Cell Phone Radiation ‘Harming Unborn Babies’
Daily Mail
Journalist: David Derbeyshire
April 24, 1999
New fears have been raised over mobile phones following research suggesting they could put unborn babies at risk.
Chick and human embryos are considered similar enough for the studies to raise alarm.
As a result, some researchers are calling for pregnant women to avoid mobile phones until the risks can be properly assessed.
Most studies into the possible health risks of mobiles have concentrated on damage to brain cells.
But with many people wearing the gadgets on belts for hours at a time, there are concerns about how they might affect internal organs or babies in the womb. Scientists tested mobile phone-style radiation on more than 10,000 chicken embryos.
Dr Theodore Litovitz, a physicist at the Catholic University of America in Washington DC, said: ‘We found that if we turned this on as a chick was developing, we doubled the number of chick abnormalities.

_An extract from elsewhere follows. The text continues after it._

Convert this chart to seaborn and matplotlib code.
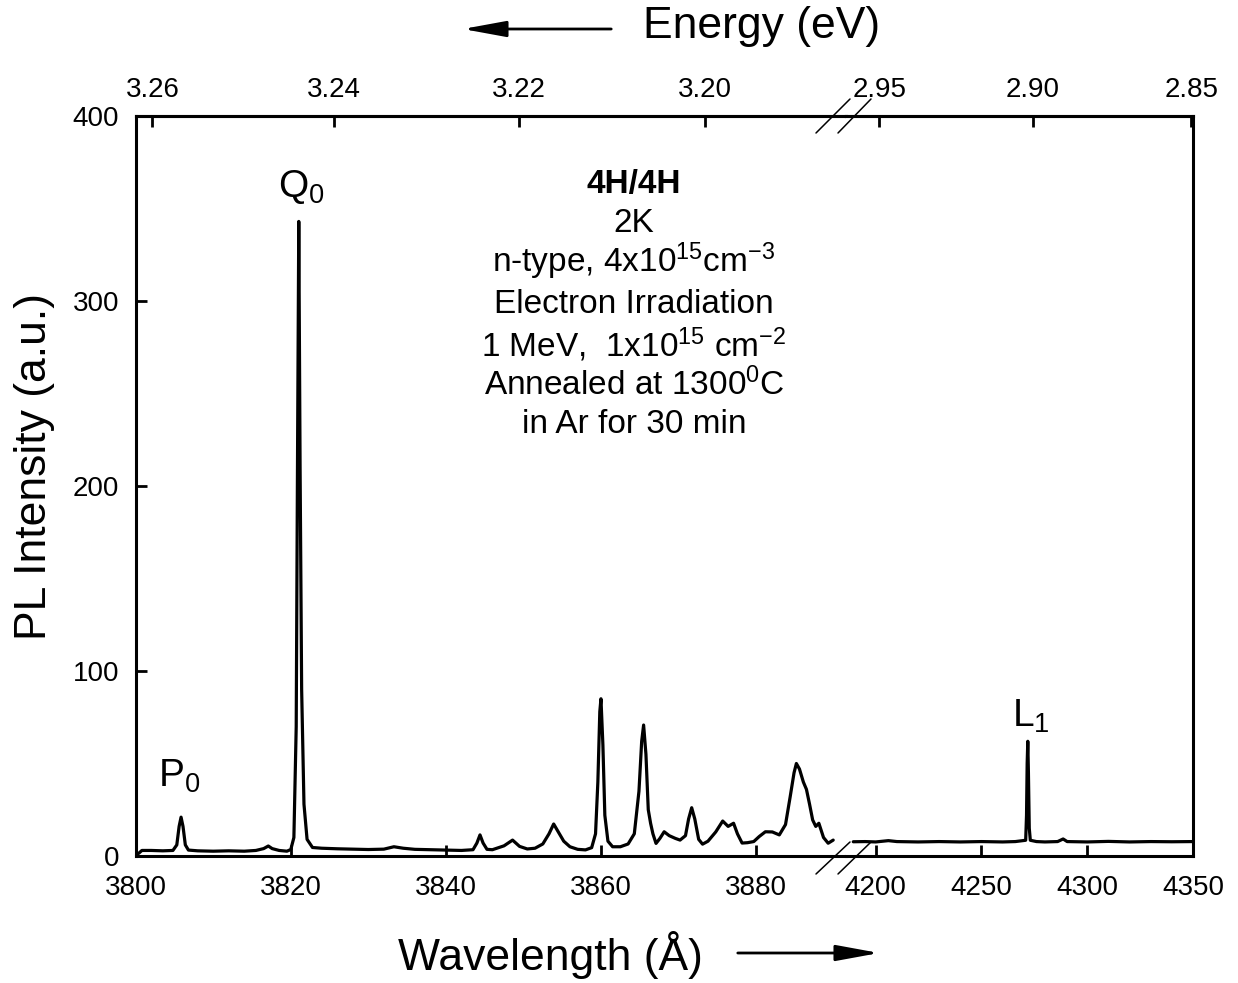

He also discovered that the sorts of low-level radiation from mobiles can interfere with the development of mouse cells.
Dr Litovitz believes the radiation causes cells to release stress proteins ñ their first line of defence against attack.
Although stress proteins are designed to repair damage, they may be harmful if they are continually produced. The study backs up French research into chicks and mobile phones last year.
Then the lead researcher Professor Madelaine Bastide urged pregnant women to be wary of mobile phones until more tests were conducted.
Last night, scientist and mobile phone specialist Roger Coghill said the findings were ‘enormously worrying’.
He added: ‘We are venturing into the un-known by using these mobile phones on which proper tests have never really been carried out. The idea they could be affecting babies is even more disturbing.’
The mobile phone industry insists there is still no evidence of a health hazard.
But increasingly, scientists are discovering that even weak electro magnetic fields affect the brain.
The World Health Organization is conducting a £4million study on 3,000 victims of brain tumors, looking for possible links with mobile phone use.
A study at Bristol University found radiation from handsets speeded up reaction times in volunteers carrying out simple intelligence tests.
That raised fears that radiation may be heating brain cells and triggering a dangerous immune response reaction.
Other tests showed rats produce stress hormones when exposed to mobile phone emissions.
And tests in Australia found that mice were twice as likely to develop lymphomas when they were given low-level radiation.